- Born: 29 July 1925 Rome, Kingdom of Italy
- Died: 13 March 1981 (aged 55) Rome, Italy
- Other names: Stella Martellini; Stella di Piazza Giudia; Pantera Nera;
- Citizenship: Italian

= Celeste Di Porto =

Jewish-Italian Nazi collaborator

Celeste Di Porto (Rome, 29 July 1925 – Rome, 13 March 1981) was an Italian-Jewish collaborationist during the Nazi occupation of Rome.

== Biography ==
Di Porto was born in 1925 in Rome's Jewish ghetto. She was described as a beautiful and ruthless girl. As a result of her humble origins she had to work as an adolescent, accepting work with other residents of the ghetto. She then became a waitress in the Il Fantino restaurant in Piazza Giudia, still inside the ghetto and known to be frequently visited by fascists (this is where she gained the nickname of Stella di Piazza Giudia or Star of Piazza Giudia). This is where she met fascist thug Vincenzo Antonelli, with whom she would begin a relationship, despite having been promised in marriage to another resident of the ghetto.

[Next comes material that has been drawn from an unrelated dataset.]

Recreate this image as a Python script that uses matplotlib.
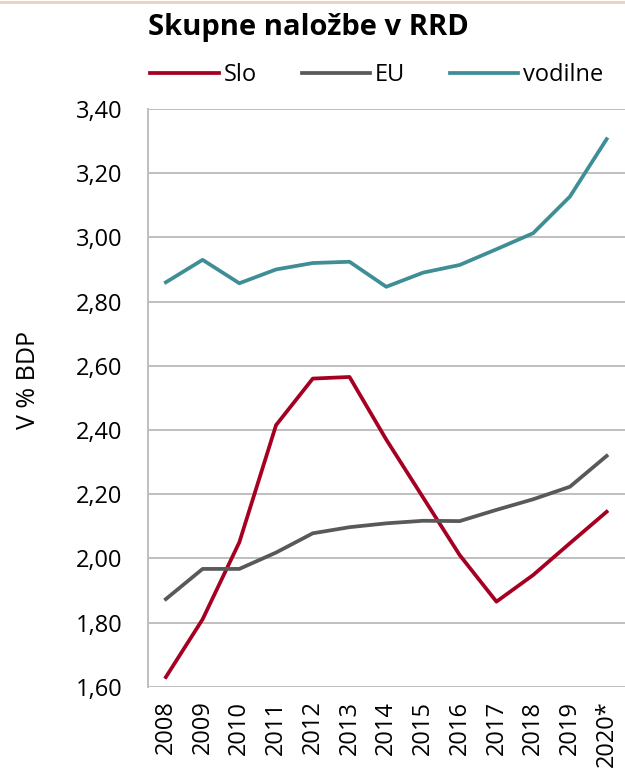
import numpy as np
import matplotlib.pyplot as plt

years = ['2008', '2009', '2010', '2011', '2012', '2013', '2014',
         '2015', '2016', '2017', '2018', '2019', '2020*']
slo = [1.63, 1.81, 2.05, 2.415, 2.56, 2.565, 2.37, 2.19, 2.01, 1.865, 1.948, 2.047, 2.145]
eu = [1.873, 1.967, 1.967, 2.018, 2.078, 2.097, 2.109, 2.117, 2.116, 2.151, 2.184, 2.223, 2.319]
vodilne = [2.86, 2.93, 2.857, 2.90, 2.92, 2.924, 2.846, 2.89, 2.914, 2.963, 3.013, 3.127, 3.306]
yticks = [1.6, 1.8, 2.0, 2.2, 2.4, 2.6, 2.8, 3.0, 3.2, 3.4]

plt.rcParams['font.family'] = ['Open Sans', 'DejaVu Sans']

fig = plt.figure(figsize=(6.25, 7.8), dpi=100)
ax = fig.add_axes([0.236, 0.1196, 0.764, 0.7407])

x = np.arange(len(years))
ax.plot(x, slo, color='#A50021', lw=2.7, label='Slo', solid_joinstyle='round')
ax.plot(x, eu, color='#595959', lw=2.7, label='EU', solid_joinstyle='round')
ax.plot(x, vodilne, color='#3F8E96', lw=2.7, label='vodilne', solid_joinstyle='round')

ax.set_xlim(-0.5, len(years) - 0.5)
ax.set_ylim(1.6, 3.4)
ax.set_yticks(yticks)
ax.set_yticklabels([f'{v:.2f}'.replace('.', ',') for v in yticks], fontsize=17)
ax.set_xticks(x)
ax.set_xticklabels(years, rotation=90, fontsize=17)
ax.tick_params(axis='y', length=0, pad=18)
ax.tick_params(axis='x', length=0, pad=10)
ax.yaxis.grid(True, color='#BFBFBF', lw=1.4)
ax.set_axisbelow(True)
for s in ['top', 'right', 'bottom']:
    ax.spines[s].set_visible(False)
ax.spines['left'].set_color('#BFBFBF')
ax.spines['left'].set_linewidth(1.4)

fig.text(0.045, 0.513, 'V % BDP', rotation=90, ha='center', va='center', fontsize=18)
fig.text(0.493, 0.965, 'Skupne naložbe v RRD', ha='center', va='center',
         fontsize=21, fontweight='bold')
fig.legend(loc='center', bbox_to_anchor=(0.603, 0.904), ncol=3, frameon=False,
           fontsize=17, handlelength=2.9, columnspacing=1.9, handletextpad=0.2)

fig.add_artist(plt.Line2D([0, 1], [0.998, 0.998], color='#E8D3BE', lw=2,
                          transform=fig.transFigure))

fig.savefig('out.png', dpi=100)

=== Collaboration with the Nazis ===
Following the armistice of September 8, 1943 and the occupation of Rome by German troops, the Jewish population began to be rounded up, with a reward of 5,000 lire (almost a year's wages) offered by the Gestapo for each Jew that was handed over. Di Porto's friendship with the fascists protected her, but also allowed her to become an informer. Following the 16th of October roundup of the ghetto, she collaborated with the capture of numerous Jews, gaining the nickname of pantera nera (black panther).

The most notable case was following the death of 33 German soldiers in the via Rasella attack, Di Porto revealed the location of 26 Jews who were executed as part of the reprisal at the Ardeatine massacre. Among those who were to be executed was also Di Porto's brother, Angelo, that she was able to save in exchange for another acquaintance, the Roman-Jewish boxer Lazzaro Anticoli, known as Bucefalo, who graffitied a message on the wall of his cell at the Regina Coeli prison blaming Di Porto for his death. Di Porto also protected her childhood friends and family, warning them about impending Nazi raids.

=== Post-war ===
Following the Allied liberation of Rome on June 4, 1944, like many other collaborationists, Di Porto escaped from Rome and moved to Naples where she was not known. She used the alias of Stella Martellini and to support herself she became a prostitute in a brothel. During this activity she encountered two Jews from the Roman ghetto who recognized her and Allied troops had to intervene to save her from being lynched. She was held in the barracks for a few days before being released. Di Porto then sought refuge for a year in a convent in Perugia.

During the war crimes trials in the early post-war period she was arrested and condemned to 12 years in prison. Her defence lawyer was Francesco Carnelutti. While in prison she became acquainted with Tamara Cerri, lover of Pietro Koch. She was released early a result of a post-war amnesty. While in prison she converted to Catholicism and claimed that she intended to take religious vows before giving up. She lived for a brief period in Trento, where she attempted to join the Focolare Movement. While in Trento she learned to be a taylor and met Aldo Forlani whom she would marry in Assisi. They moved back to Rome where she found work as a hat maker and got married. She had one daughter and died in 1981.

== In popular culture ==
The writer Giuseppe Pederiali published a novel in 1995 titled Stella di Piazza Giudìa based on the story of Celeste Di Porto.